Some of the day was spent at the local library, which hosts a knitting/crochet group to make and complete squares for the ABC's hosting of the Wrap with Love. As the big day approaches, this little group will meet each week. I took a completed blanket along and have another ready to go, as well as one approaching completion. There are some very expert knitters in this group, and one has offered to teach me to knit. Hmmm. It is tempting but daunting.

The sun is shining, the weather is warm and pleasant, I have been to the market for the bread, vegetables and flower, the washing is on the line and will get dry, and I am about to go out for my Saturday strolls and to go to the city to pick up a CD of a glorious 40 part Mass by Striggio, which the ABC played a couple of weeks ago, and which apparently made people rush in and buy it forthwith. I had to order my copy, and it has now arrived. And I need another ball of wool. I ran out of the turquoise wool half way through the fourth square of the strip.

Tuesday, 10 July 2012

Reaching forth again

I have had a couple of weeks off. Not that I wanted to: it is just that other things conspired to impede blogging.

I had a birthday, and a couple of birthday parties, one in Melbourne with sisters and brothers, nieces and nephews and their children, and my eldest child and her children. It all went very well, albeit somewhat bittersweet. My feelings are not yet quite blog-able and so I think I shall not explore it all further in the blog. Also it seems that there is some lurking going on, and I do not wish to give this particular lurking any encouragement, licence or ammunition. You know who you are. All I will say is that I have always taken care not to say hurtful or damaging things. Anything I can or do say can be verified. This is my personal blog, my feelings and my own experiences, and no one else's. If you don't like it, reading is not compulsory.

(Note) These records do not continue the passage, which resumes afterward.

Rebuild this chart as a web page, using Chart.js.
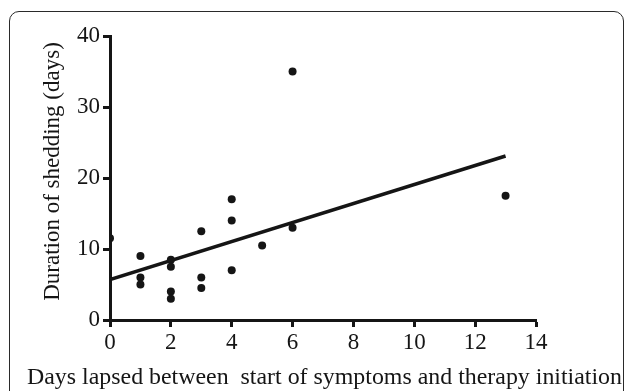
<!DOCTYPE html>
<html>
<head>
<meta charset="utf-8">
<script src="https://cdn.jsdelivr.net/npm/chart.js@4/dist/chart.umd.min.js"></script>
<style>
  html, body { margin: 0; padding: 0; background: #fff; overflow: hidden; }
  #wrap { position: relative; width: 627px; height: 391px; }
  #frame {
    position: absolute; left: 9px; top: 11px; width: 615px; height: 420px;
    border: 1.5px solid #2a2a2a; border-radius: 10px; box-sizing: border-box;
  }
  canvas { position: absolute; left: 0; top: 0; }
</style>
</head>
<body>
<div id="wrap">
  <div id="frame"></div>
  <canvas id="chart" width="627" height="391"></canvas>
</div>
<script>
// days between symptom onset and therapy start
const daysLapsed = [0, 1, 1, 1, 2, 2, 2, 2, 3, 3, 3, 4, 4, 4, 5, 6, 6, 13];
// duration of viral shedding
const shedding = [11.5, 9, 6, 5, 8.5, 7.5, 4, 3, 12.5, 6, 4.5, 17, 14, 7, 10.5, 35, 13, 17.5];

// fitted regression line ends
const fitX = [0, 13];
const fitY = [5.7, 23.1];

const xTicks = [0, 2, 4, 6, 8, 10, 12, 14];
const yTicks = [0, 10, 20, 30, 40];

const xTitle = 'Days lapsed between  start of symptoms and therapy initiation';
const yTitle = 'Duration of shedding (days)';

const ink = '#151515';
const serif = "'Liberation Serif', 'DejaVu Serif', serif";

const pts = daysLapsed.map((d, i) => ({ x: d, y: shedding[i] }));
const fit = fitX.map((d, i) => ({ x: d, y: fitY[i] }));

// axis titles drawn by hand so the x one can run wider than the plot area
const axisTitles = {
    id: 'axisTitles',
    afterDraw(chart) {
        const ctx = chart.ctx;
        ctx.save();
        ctx.fillStyle = ink;
        ctx.textAlign = 'center';
        ctx.textBaseline = 'alphabetic';
        ctx.font = '24px ' + serif;
        ctx.fillText(xTitle, 324.5, 384, 595);

        ctx.translate(59, 171.5);
        ctx.rotate(-Math.PI / 2);
        ctx.font = '23px ' + serif;
        ctx.fillText(yTitle, 0, 0);
        ctx.restore();
    }
};

new Chart(document.getElementById('chart'), {
    type: 'scatter',
    data: {
        datasets: [
            {
                data: pts,
                backgroundColor: ink,
                borderColor: ink,
                pointRadius: 4,
                pointBorderWidth: 0,
            },
            {
                data: fit,
                showLine: true,
                borderColor: ink,
                borderWidth: 3.5,
                pointRadius: 0,
                fill: false,
            },
        ],
    },
    options: {
        responsive: false,
        animation: false,
        layout: { padding: { left: 0, top: 36, right: 91, bottom: 0 } },
        plugins: {
            legend: { display: false },
            tooltip: { enabled: false },
        },
        scales: {
            x: {
                type: 'linear',
                min: 0,
                max: 14,
                afterFit: (s) => { s.height = 71; },
                afterBuildTicks: (s) => { s.ticks = xTicks.map(v => ({ value: v })); },
                border: { display: true, width: 3, color: ink },
                grid: { drawOnChartArea: false, drawTicks: true, tickLength: 7, tickWidth: 3, color: ink },
                ticks: { color: ink, padding: 2, font: { family: serif, size: 23 }, maxRotation: 0 },
            },
            y: {
                type: 'linear',
                min: 0,
                max: 40,
                afterFit: (s) => { s.width = 110; },
                afterBuildTicks: (s) => { s.ticks = yTicks.map(v => ({ value: v })); },
                border: { display: true, width: 3, color: ink },
                grid: { drawOnChartArea: false, drawTicks: true, tickLength: 7, tickWidth: 3, color: ink },
                ticks: { color: ink, padding: 3, font: { family: serif, size: 23 } },
            },
        },
    },
    plugins: [axisTitles],
});
</script>
</body>
</html>
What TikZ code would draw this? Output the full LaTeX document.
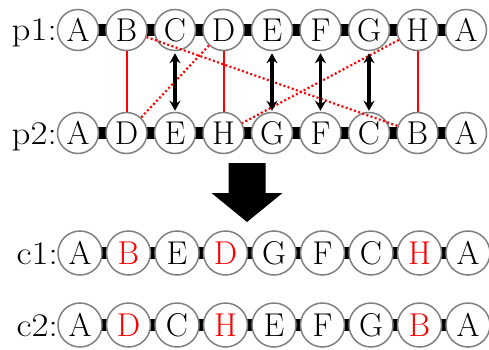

Last Sunday my children and I celebrated my birthday most enjoyably, with old friends, mostly local but with some who were able to travel here. It is a great joy to celebrate friendship and our shared pasts together, and to reflect on our lives. Many pleasures, some griefs, some regrets, and many hopes for our various futures.

What with my new oven, I indulged in quite a lot of cooking, such as I have not done for over a year. The results slipped down everyone's gullets pretty easily. It is good to know I can still do it. Anzac biscuits, the buttermilk spice cake, a chestnut cheese cake,  spanakopita, baba ghanouj, pumpkin soup, these are all favourites of yore.

Lots of dear friends came along, and we all had a very good time. At this party, and at the other one in Melbourne, I was not expecting speeches, but they happened, and I spoke in reply, quite impromptu. This time I reflected on my friends, where and when we had met, the duration of our friendships, our shared experiences, what was particular and special about each of them. I should have spoken more about my children, but in some ways my feelings here, though deeply felt, were not so readily expressible, and thus perhaps I have sinned by omission. If so, I am sorry: they are, all three, most precious to me. (Perhaps I can have another party next year, and do better then.)

When you speak impromptu, you follow the train of thought that occurs, while thinking ahead, and trying to keep to a theme, and to be coherent.  I am glad that I did recall how and where my friends and I met, and all the experiences we shared. We do not often have the opportunities to express openly and publicly how we value our friends. Celebration is important, and I feel I have done quite a lot of it in these last couple of weeks.

One must always come back to earth.  I discover I now have serious floor problems, which will undoubtedly cost a lot to fix, and require a lot of time and trouble. Just when I thought I had finished feeding all the lawyers, etcetera.